Des attentats de Merah à ceux du 13 novembre, ce juge d'instruction qu'on ne voit jamais dans les medias dirige certaines des enquêtes les plus lourdes.
Christophe Teissier est devenu une référence de l'antiterrorisme: il l'a pratiqué comme chef du parquet spécialisé à Paris, à partir de 2001, comme avocat général aux assises, à partir de 2004, et depuis 2009 comme juge d'instruction. Au procès Merah on l'a vu résumer quatre ans d'enquête en trois quart d'heure. A la réunion des parties civiles du 13 novembre, un exposé précis d'une heure et demie remet en perspective près de 30 000 procès-verbaux. Toujours sans note, avec son léger accent du midi.

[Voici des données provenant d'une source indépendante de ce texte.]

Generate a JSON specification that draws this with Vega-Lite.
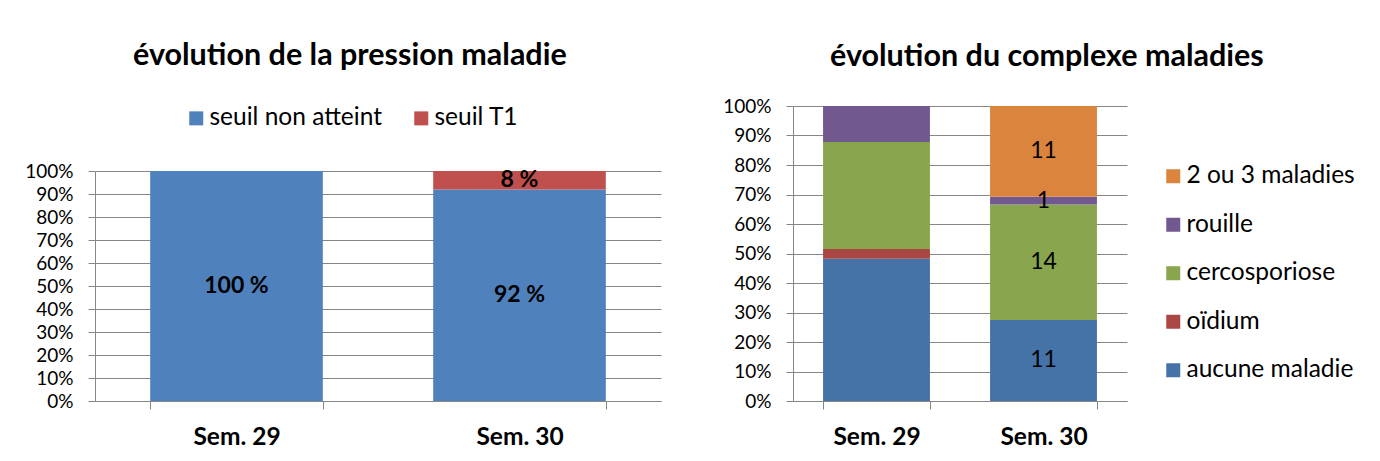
{
  "$schema": "https://vega.github.io/schema/vega-lite/v6.json",
  "background": "white",
  "padding": {"left": 24, "top": 40, "right": 0, "bottom": 0},
  "config": {
    "font": "Lato",
    "view": {"stroke": null},
    "axis": {"labelColor": "black", "domainColor": "#868686", "tickColor": "#868686", "gridColor": "#868686", "title": null},
    "legend": {"labelColor": "black", "labelFont": "Lato", "padding": 0, "symbolType": "square", "symbolStrokeWidth": 0, "title": null, "labelLimit": 0},
    "title": {"color": "black", "fontWeight": "bold", "fontSize": 30.5, "font": "Lato", "anchor": "middle", "frame": "bounds"}
  },
  "datasets": {
    "pression": [
      {"sem": "Sem. 29", "etat": "seuil non atteint", "pct": 100, "lab": "100 %", "k": 1},
      {"sem": "Sem. 30", "etat": "seuil non atteint", "pct": 92, "lab": "92 %", "k": 1},
      {"sem": "Sem. 30", "etat": "seuil T1", "pct": 8, "lab": "8 %", "k": 2}
    ],
    "complexe": [
      {"sem": "Sem. 29", "maladie": "aucune maladie", "pct": 48.2, "lab": null, "k": 1},
      {"sem": "Sem. 29", "maladie": "oïdium", "pct": 3.3, "lab": null, "k": 2},
      {"sem": "Sem. 29", "maladie": "cercosporiose", "pct": 36.3, "lab": null, "k": 3},
      {"sem": "Sem. 29", "maladie": "rouille", "pct": 12.2, "lab": null, "k": 4},
      {"sem": "Sem. 30", "maladie": "aucune maladie", "pct": 27.5, "lab": "11", "k": 1},
      {"sem": "Sem. 30", "maladie": "cercosporiose", "pct": 39.1, "lab": "14", "k": 3},
      {"sem": "Sem. 30", "maladie": "rouille", "pct": 2.6, "lab": "1", "k": 4},
      {"sem": "Sem. 30", "maladie": "2 ou 3 maladies", "pct": 30.8, "lab": "11", "k": 5}
    ]
  },
  "resolve": {"scale": {"color": "independent"}, "legend": {"color": "independent"}},
  "spacing": 61,
  "hconcat": [
    {
      "width": 566,
      "height": 295,
      "title": {"text": "évolution de la pression maladie", "offset": 35, "dx": 7},
      "data": {"name": "pression"},
      "transform": [
        {"stack": "pct", "groupby": ["sem"], "sort": [{"field": "k", "order": "ascending"}], "as": ["y0", "y1"]},
        {"calculate": "(datum.y0 + datum.y1) / 2", "as": "ym"}
      ],
      "encoding": {
        "x": {
          "field": "sem", "type": "nominal",
          "scale": {"paddingInner": 0.39, "paddingOuter": 0.195},
          "axis": {"labelAngle": 0, "tickBand": "extent", "tickSize": 8, "labelFontSize": 24.5, "labelFontWeight": "bold", "labelPadding": 16, "grid": false}
        }
      },
      "layer": [
        {
          "mark": {"type": "bar"},
          "encoding": {
            "y": {
              "field": "y0", "type": "quantitative",
              "scale": {"domain": [0, 100], "range": [295, 65]},
              "axis": {"values": [0, 10, 20, 30, 40, 50, 60, 70, 80, 90, 100], "labelExpr": "datum.value + '%'", "labelOverlap": false, "grid": true, "tickSize": 7, "labelFontSize": 19, "labelPadding": 15}
            },
            "y2": {"field": "y1"},
            "color": {
              "field": "etat", "type": "nominal",
              "scale": {"domain": ["seuil non atteint", "seuil T1"], "range": ["#4F81BD", "#C0504D"]},
              "legend": {"orient": "none", "direction": "horizontal", "legendX": 89, "legendY": 0, "labelFontSize": 24.5, "symbolSize": 196, "columnPadding": 27, "labelOffset": 1}
            }
          }
        },
        {
          "mark": {"type": "text", "fontWeight": "bold", "fontSize": 23, "color": "black"},
          "encoding": {
            "y": {
              "field": "ym", "type": "quantitative",
              "axis": {"values": [0, 10, 20, 30, 40, 50, 60, 70, 80, 90, 100], "labelExpr": "datum.value + '%'", "labelOverlap": false, "grid": true, "tickSize": 7, "labelFontSize": 19, "labelPadding": 15}
            },
            "text": {"field": "lab"}
          }
        }
      ]
    },
    {
      "width": 334,
      "height": 295,
      "title": {"text": "évolution du complexe maladies", "offset": 25, "dx": 8},
      "data": {"name": "complexe"},
      "transform": [
        {"stack": "pct", "groupby": ["sem"], "sort": [{"field": "k", "order": "ascending"}], "as": ["y0", "y1"]},
        {"calculate": "(datum.y0 + datum.y1) / 2", "as": "ym"}
      ],
      "encoding": {
        "x": {
          "field": "sem", "type": "nominal",
          "scale": {"paddingInner": 0.36, "paddingOuter": 0.18},
          "axis": {"labelAngle": 0, "tickBand": "extent", "tickSize": 8, "labelFontSize": 24.5, "labelFontWeight": "bold", "labelPadding": 16, "grid": false}
        }
      },
      "layer": [
        {
          "mark": {"type": "bar"},
          "encoding": {
            "y": {
              "field": "y0", "type": "quantitative",
              "scale": {"domain": [0, 100]},
              "axis": {"values": [0, 10, 20, 30, 40, 50, 60, 70, 80, 90, 100], "labelExpr": "datum.value + '%'", "labelOverlap": false, "grid": true, "tickSize": 7, "labelFontSize": 19, "labelPadding": 15}
            },
            "y2": {"field": "y1"},
            "color": {
              "field": "maladie", "type": "nominal",
              "scale": {"domain": ["2 ou 3 maladies", "rouille", "cercosporiose", "oïdium", "aucune maladie"], "range": ["#DB843D", "#71588F", "#89A54E", "#AA4643", "#4572A7"]},
              "legend": {"orient": "none", "direction": "vertical", "legendX": 368, "legendY": 58, "labelFontSize": 24.5, "symbolSize": 196, "rowPadding": 23.5, "labelOffset": 1}
            }
          }
        },
        {
          "transform": [{"filter": "isValid(datum.lab)"}],
          "mark": {"type": "text", "fontSize": 23, "color": "black"},
          "encoding": {
            "y": {
              "field": "ym", "type": "quantitative",
              "axis": {"values": [0, 10, 20, 30, 40, 50, 60, 70, 80, 90, 100], "labelExpr": "datum.value + '%'", "labelOverlap": false, "grid": true, "tickSize": 7, "labelFontSize": 19, "labelPadding": 15}
            },
            "text": {"field": "lab"}
          }
        }
      ]
    }
  ]
}
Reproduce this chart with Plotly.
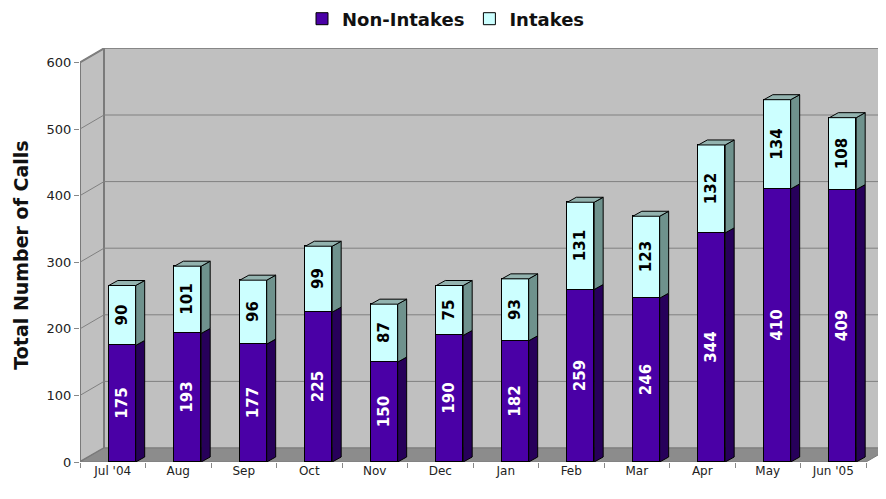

Bien sûr, on peut toujours déterrer une anecdote moins favorable. Comme ce jour au premier procès d'Yvan Colonna, quand l'avocat général Christophe Teissier demande au médecin légiste d'estimer la taille de l'homme qui a tiré à bout portant sur le préfet Erignac, et s'entend répondre que l'assassin devait être plus grand que l'accusé...
Un bourreau de travail
Le juge Teissier est méthodique et minutieux. Quand il fait repasser au peigne fin un appartement conspiratif ou démonter des armes pour chercher des empreintes à l'intérieur, "cela coûte cher à la justice lance-t-il à un avocat, mais je ne veux rien laisser passer". Un bourreau de travail que l'avocat Jean Reinhart croise régulièrement, il défend des parties civiles du 13 novembre
"Il faut voir comment il travaille, son bureau est un capharnaüm épouvantable... C'est un bourreau de travail, on le voit dès le matin très tôt, et il repart très tard le soir, c'est un peu un moine-soldat en ce sens, et il a un appétit de connaître et de maîtriser les choses. C'est vrai qu'il y a son obsession de dire, "je continue et est-ce qu'on ne pourrait pas aller revisiter telle pièce, et refaire une expertise ADN. Alors cela fait que ce n'est pas un caractère toujours très drôle, il est sur des rails, et pour pousser un aiguillage avec lui il faut être très persuasif parce qu'il est habité par la connaissance qu'il a du dossier et des suites qu'il veut en donner".
Au sein de la galerie Saint-Eloi, qui abrite les cabinets des juges antiterroristes au palais de justice de Paris, Christophe Teissier est décrit comme charmant et bon camarade. Un homme cultivé, qui aime les livres anciens, se passionne pour l'histoire du protestantisme, et lance parfois à ses collègues des citations latines.
Chez les avocats, certains lui reprochent aussi d'avoir gardé des réflexes de procureur. Christophe Teissier a partagé sa carrière entre l'instruction et le ministère public. Il a commencé en 1990 comme juge d'instruction, à Châlons-sur-Marne, Pontoise, et Bobigny. Puis il est passé au parquet, du côté de l'accusation, pendant 13 ans. Les avocats de la défense lui reprochent volontiers de ne pas voir l'humain derrière les indices graves et concordants qui font un mis en examen.
L'été dernier en tous cas, il est intervenu quand Salah Abdeslam, le terroriste survivant du commando du 13 novembre, a montré une santé mentale défaillante raconte Jean Reinhart:
"Il est informé par les services pénitentiaires que M. Abdeslam n'est plus dans un état tout à fait normal. Christophe Teissier prend le temps d'aller en prison, non pas pour le rencontrer, parce qu'il considère que ce serait une faute, et il a raison, au niveau de la procédure pénale. Mais il visite la cellule-miroir (on change M. Abdeslam de cellule régulièrement pour des raisons de sécurité, donc il y a deux cellules qui sont exactement les mêmes), là il va s'apercevoir qu'il y a des éléments qui concourrent à l'isolement trop profond de M. Abdeslam, et il va prendre un certain nombre de mesures pour permettre que M. Abdeslam reprenne un peu vie et un contact humain, ce qu'il va permettre auprès de la famille".
Travail d'équipe
Cette semaine Christophe Teissier a tenté à nouveau de faire parler Salah Abdeslam, en vain. Il a annoncé aux parties civiles qu'il espèrait terminer l'enquête au printemps 2019. Sans doute a-t-il aussi en tête qu'il devra ensuite quitter la galerie Saint-Eloi: un juge ne peut rester plus de dix dans la même fonction, c'est la règle. La relève est là, d'autres juges qu'il a contribué à former aux arcanes de l'antiterrorisme. Sans se mettre en avant, car juge d'instruction, sur des dossiers aussi lourds, c'est devenu un travail d'équipe. Aujourd'hui me dit un de ses collègues, on est une "dream team".